Happy 3 years Tea and Fog! I was so excited I took myself to Japan to celebrate!
No, that's mostly just coincidence, but it's a nice idea!
At the moment I’m writing this from the bullet train from Kyoto to Tokyo, which makes me feel very professional. Strange, I never do any work en route when I travel for my job! Perhaps they should send me to Japan, where the WiFi so far on public transit has been excellent.
But right now I want to talk about this cake, because oh.my.goodness. is it good! It’s a pink champagne cake, it all its retro glory. I’ve only ever seen it before at the Madonna Inn in San Luis Obispo, where they dye the frosting to more of a neon shade of pink (I opted for more of an off-millennial pink). I didn’t try theirs but now I think I might need to take a road trip.
Because, don’t let the vintage vibe dissuade you. Fluffy cake gets stacked with a matching, blush-hued buttercream frosting sweet enough to curl your teeth, but the whole sugar rush is tempered by the zing of a dry, pink champagne mixed into both cake and frosting.
I’ve made this recipe twice so far and it has been perfect every time. My friend Mike told me it was the best cake he’s had in 10 years, which I would take full credit for except I didn’t even tweak the recipe except to halve it (and even the small version is a lot of cake for just me). But I will take points for execution!
It’s perfect for all happy occasions, when you are probably already going to pop a bottle of champagne. Here, you can just add some to the cake and then drink the rest! I made it to celebrate three years of blogging (because I love celebrating these anniversaries with champagne), but also for New Year’s, and I have plans to adapt it for a fun take on a mimosa for my friend’s bridal shower (shh, don’t tell her). I would also fully endorse just making it for any non-occasion too, it is that good, and since you make the most simple of frostings, it comes together in no time. Fancy decor optional, this cake really sells itself.

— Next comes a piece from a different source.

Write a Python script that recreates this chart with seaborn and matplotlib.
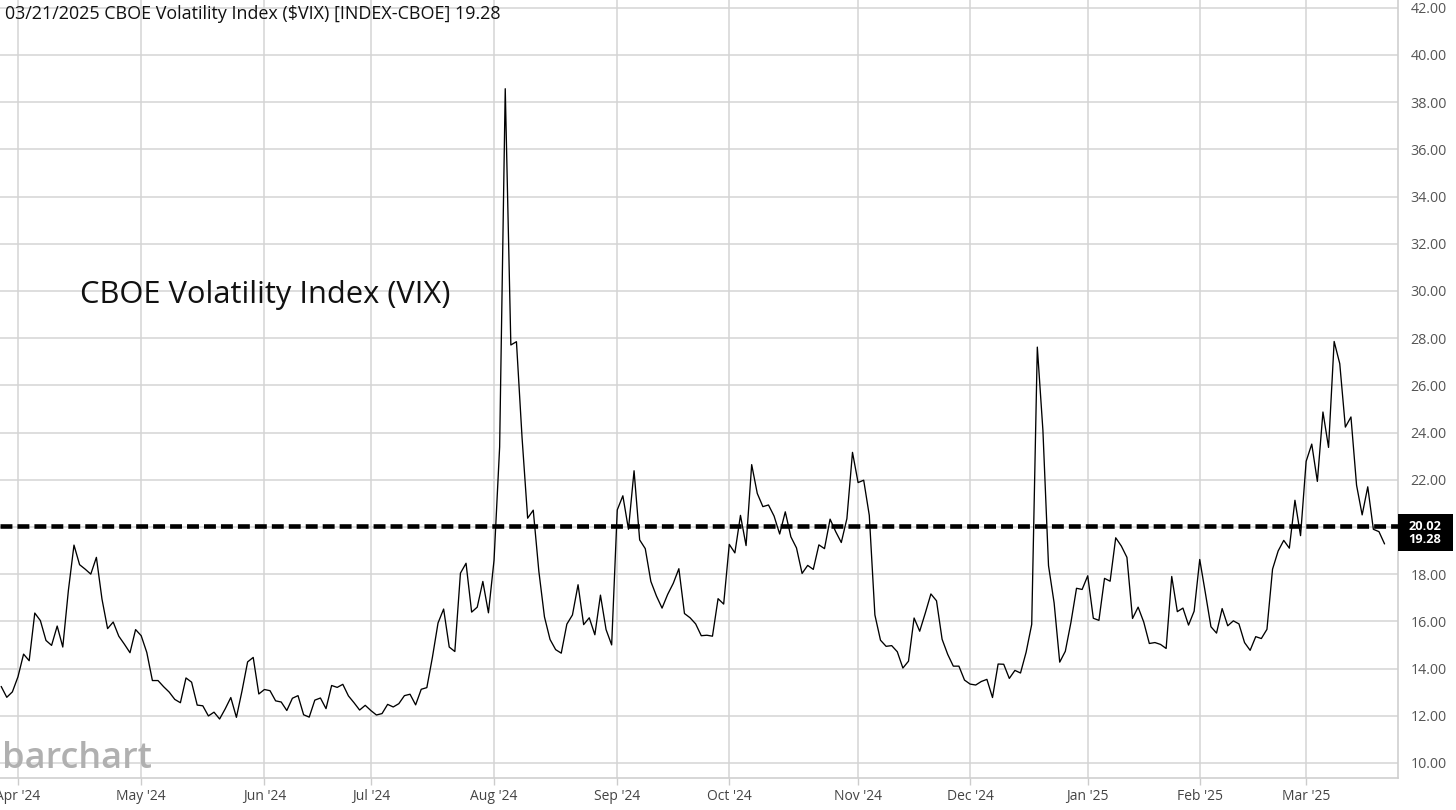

So, I wish I could say I have some big feelings about three years of this blogging thing, but mostly I just feel kind of perplexed, because seriously, where are the years going?? I also have the continual thought that I should be less insane about this whole thing, but…eh. Probably not gonna happen at this point unless someone deletes the list of recipe ideas from my phone.
NOBODY DO THAT.
But if you are reading, thank you! I love all the forwards, feedback, and advice!
Pink Champagne Cake
Adapted from Anne Byrn
For the cake:
- 1 1/2 cup cake flour
- 1/2 tbs baking powder
- 1/4 tsp salt
- 3 large egg whites, room temperature
- 1/2 cup brut rose champagne, room temperature
- 1 tsp vanilla
- 1 tbs vegetable oil
- 1 cup granulated sugar
- 1 stick (1/2 cup) unsalted butter, room temperature
- pink gel food coloring
For the buttercream:
- 2 sticks unsalted butter, room temperature
- 3 cups powdered sugar, sifted, plus up to 1 cup more if needed
- 2-2 1/2 tbs pink champagne (brut rose)
- 1/2 tsp vanilla
- pink gel food coloring
- Make the cake layers: Place rack in center of oven and heat to 350 degrees. Butter and flour two, 6-inch cake pans.
- Sift together flour, baking powder, and salt in a medium bowl and set aside.
- In a large bowl, add the egg whites, champagne, vanilla and oil and whisk to combine well. Set aside.
- In the bowl of a stand mixer, beat sugar and butter for 3-4 minutes on medium speed until light and fluffy. Add the flour mixture and the egg white mixture, alternating, starting and ending with the dry mix. Scrape down sides of bowl as needed. Stir in a small amount of pink food coloring to get desired color. Divide the batter between pans.
- Bake, 20-25 minutes, until cakes are just beginning to pull back from the sides of the pans. Cool on a rack for 10 minutes, remove from pans and cool 30 minutes, or until completely cooled.
- Make the frosting: beat the butter on medium speed in the bowl of a stand mixer until creamy, about 1 minute. Add 3 cups powdered sugar, champagne and vanilla and beat to combine. If needed, add more powdered sugar to make the frosting thicken and become more spreadable. Add desired amount of pink food coloring and beat frosting to fluffy, 30 seconds on medium-high.
- Assemble cake: Level tops of cake layers. Stack layers, spread with a thin layer of frosting between them, and decorate cake with remaining frosting and any extra decorations as desired.